GIVEN DATA:
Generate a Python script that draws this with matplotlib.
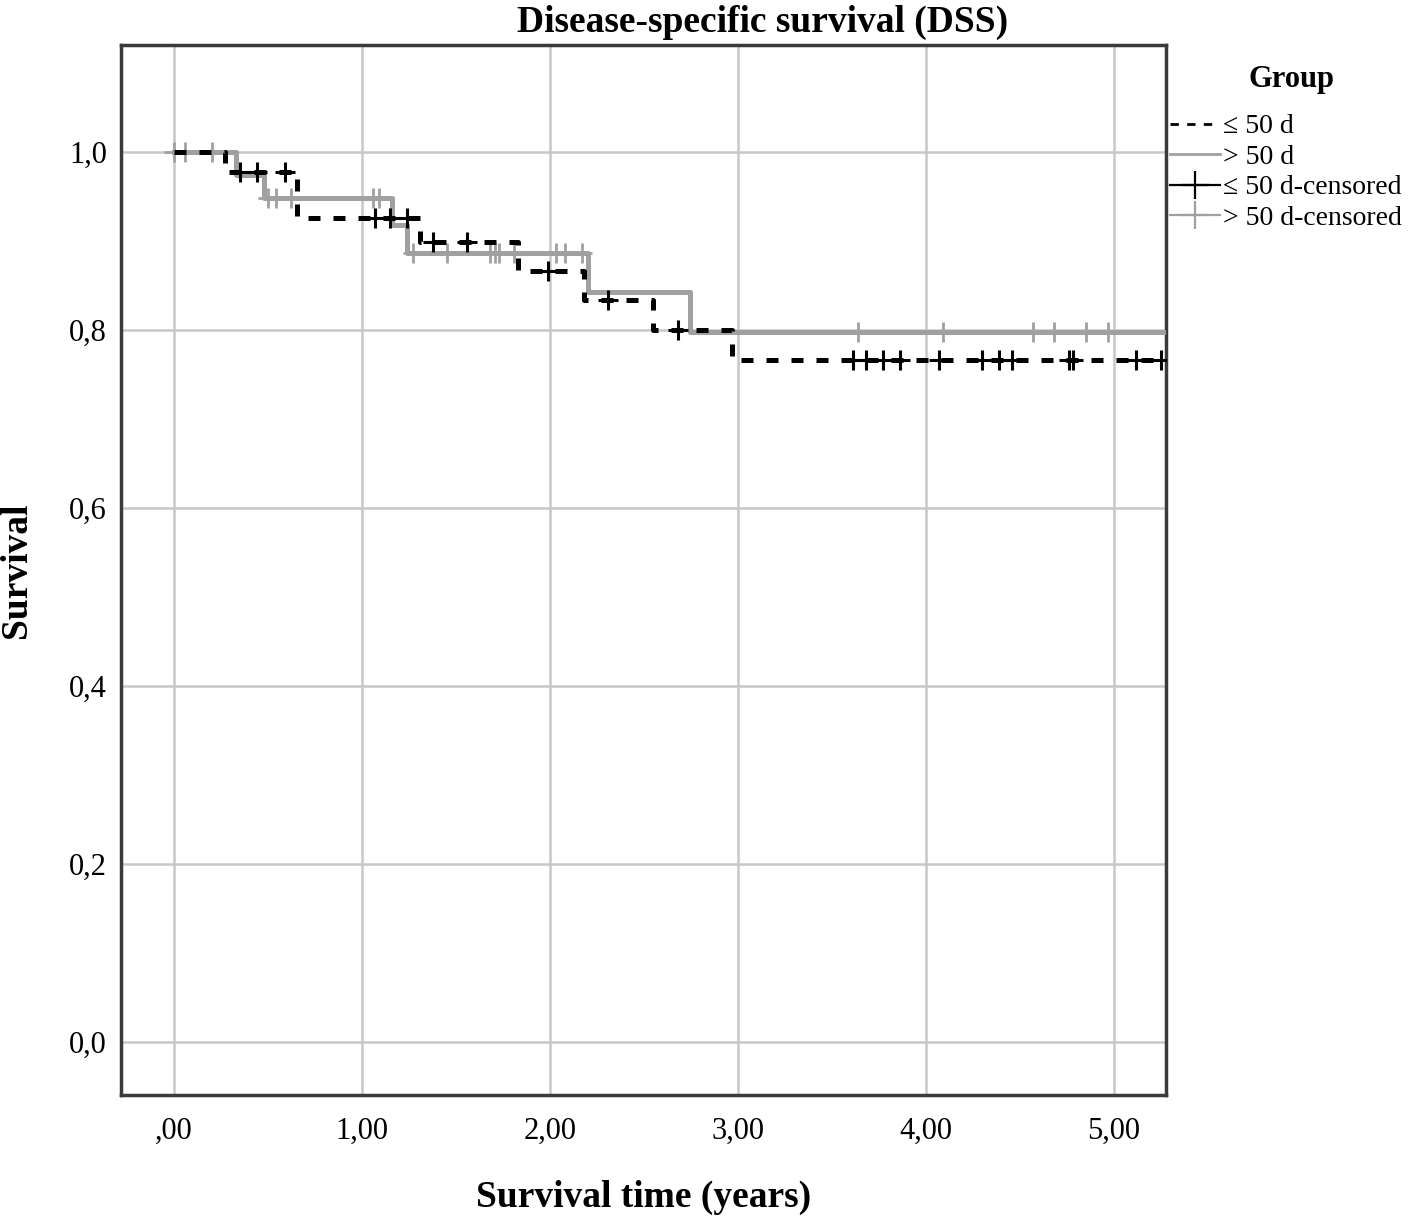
import numpy as np
import matplotlib
matplotlib.use('Agg')
import matplotlib.pyplot as plt
from matplotlib.lines import Line2D

plt.rcParams['font.family'] = ['Liberation Serif', 'DejaVu Serif']

# group <= 50 d (dashed black)
le_event_t = [0.27, 0.655, 1.31, 1.83, 2.18, 2.55, 2.97]
le_surv = [1.0, 0.977, 0.926, 0.899, 0.866, 0.834, 0.800, 0.766]
le_cens_t = [0.35, 0.44, 0.59, 1.07, 1.15, 1.24, 1.38, 1.56, 1.99, 2.31, 2.68,
             3.61, 3.68, 3.77, 3.86, 4.07, 4.30, 4.39, 4.46, 4.76, 4.78, 5.12, 5.25]

# group > 50 d (solid grey)
gt_event_t = [0.33, 0.48, 1.16, 1.24, 2.20, 2.745]
gt_surv = [1.0, 0.974, 0.948, 0.918, 0.886, 0.842, 0.798]
gt_cens_t = [0.0, 0.06, 0.2, 0.50, 0.54, 0.62, 1.06, 1.09, 1.27, 1.45, 1.68, 1.71,
             1.73, 1.81, 2.03, 2.08, 2.17, 3.64, 4.09, 4.57, 4.68, 4.85, 4.97]

t_end = 5.28

xticks = [0, 1, 2, 3, 4, 5]
xticklabels = [',00', '1,00', '2,00', '3,00', '4,00', '5,00']
yticks = [0.0, 0.2, 0.4, 0.6, 0.8, 1.0]
yticklabels = ['0,0', '0,2', '0,4', '0,6', '0,8', '1,0']


def km_xy(ev, s):
    x = np.r_[0, ev, t_end]
    y = np.r_[s, s[-1]]
    return x, y


def cens_y(ev, s, ct):
    idx = np.searchsorted(ev, ct, side='right')
    return np.asarray(s)[idx]


fig = plt.figure(figsize=(14.18, 12.19), dpi=100)
ax = fig.add_axes([121/1418, 1-1095/1219, (1166-121)/1418, (1095-45)/1219])

grey = '#a0a0a0'

x, y = km_xy(gt_event_t, gt_surv)
ax.step(x, y, where='post', color=grey, lw=3.6, zorder=3)
ax.plot(gt_cens_t, cens_y(gt_event_t, gt_surv, gt_cens_t), ls='none', marker='+',
        ms=15, mew=2, color=grey, zorder=4)

x, y = km_xy(le_event_t, le_surv)
ax.step(x, y, where='post', color='black', lw=3.6, ls=(0, (2.4, 2.6)), zorder=5)
ax.plot(le_cens_t, cens_y(le_event_t, le_surv, le_cens_t), ls='none', marker='+',
        ms=15, mew=2.2, color='black', zorder=6)

ax.set_xlim(-0.282, 5.277)
ax.set_ylim(-0.0596, 1.120)
ax.set_xticks(xticks)
ax.set_xticklabels(xticklabels)
ax.set_yticks(yticks)
ax.set_yticklabels(yticklabels)
ax.tick_params(length=0, labelsize=22)
ax.tick_params(axis='x', pad=16)
ax.tick_params(axis='y', pad=10)
ax.grid(True, color='#c8c8c8', lw=1.8, zorder=0)
ax.set_axisbelow(True)
for sp in ax.spines.values():
    sp.set_color('#3a3a3a')
    sp.set_linewidth(2.5)

fig.text(763/1418, 1-22/1219, 'Disease-specific survival (DSS)', fontsize=27,
         fontweight='bold', ha='center', va='center')
ax.set_xlabel('Survival time (years)', fontsize=27, fontweight='bold')
ax.xaxis.set_label_coords(0.5, -(1197-1095)/1050)
ax.xaxis.label.set_va('center')
ax.set_ylabel('Survival', fontsize=27, fontweight='bold')
ax.yaxis.set_label_coords(-(121-16)/1045, 0.5)
ax.yaxis.label.set_va('center')

# legend
fig.text(1292/1418, 1-80/1219, 'Group', fontsize=22, fontweight='bold',
         ha='center', va='center')
handles = [
    Line2D([], [], color='black', lw=2, ls=(0, (3, 3))),
    Line2D([], [], color=grey, lw=2),
    Line2D([], [], color='black', lw=1.6, marker='+', ms=20, mew=1.6),
    Line2D([], [], color=grey, lw=1.6, marker='+', ms=20, mew=1.6),
]
labels = ['≤ 50 d', '> 50 d', '≤ 50 d-censored', '> 50 d-censored']
leg = fig.legend(handles, labels, loc='upper left',
                 bbox_to_anchor=(1170/1418, 1-114/1219), frameon=False,
                 fontsize=20, handlelength=1.8,
                 handletextpad=0.12, labelspacing=0.18, borderaxespad=0,
                 borderpad=0)

fig.savefig('out.png', dpi=100)
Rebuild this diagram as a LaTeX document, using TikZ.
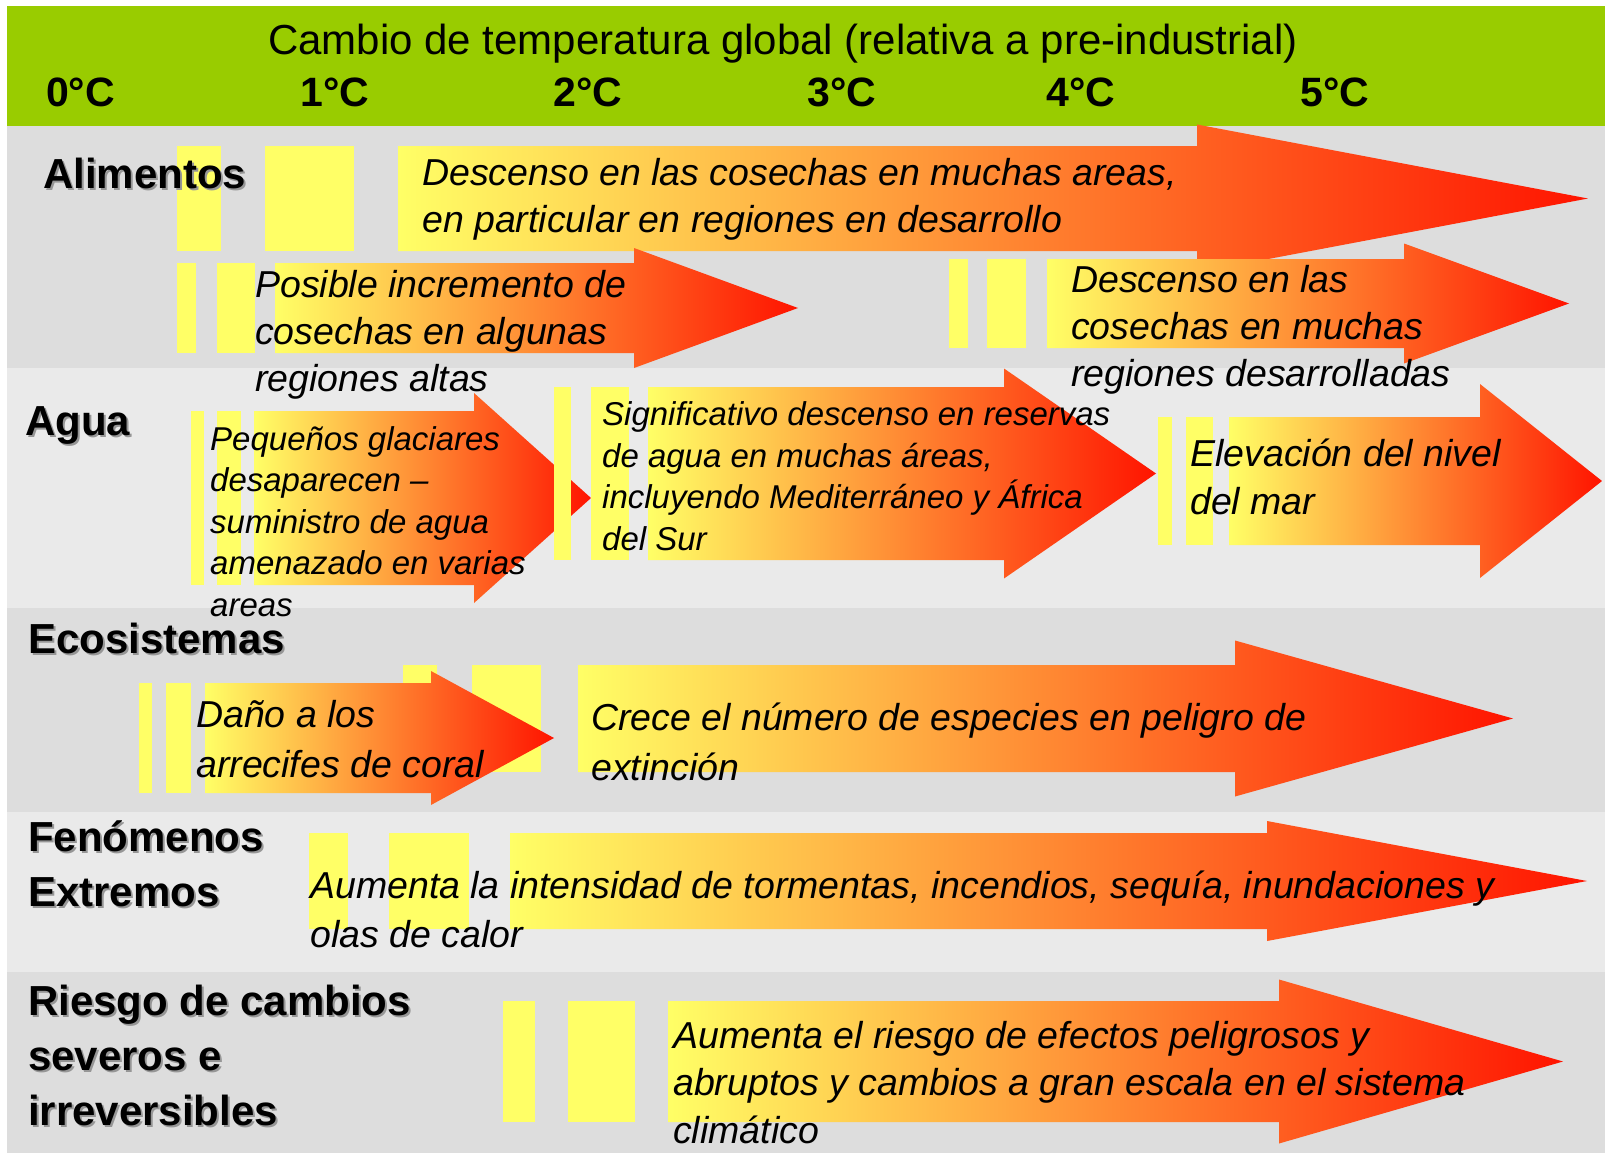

DIRECTION: Omit the pictures, then repeat exactly each line from the beginning of the listing through the line with "plt.rcParams['font.family'] = ['Liberation".

REPLY:
Generate a Python script that draws this with matplotlib.
import numpy as np
import matplotlib
matplotlib.use('Agg')
import matplotlib.pyplot as plt
from matplotlib.lines import Line2D

plt.rcParams['font.family'] = ['Liberation Serif', 'DejaVu Serif']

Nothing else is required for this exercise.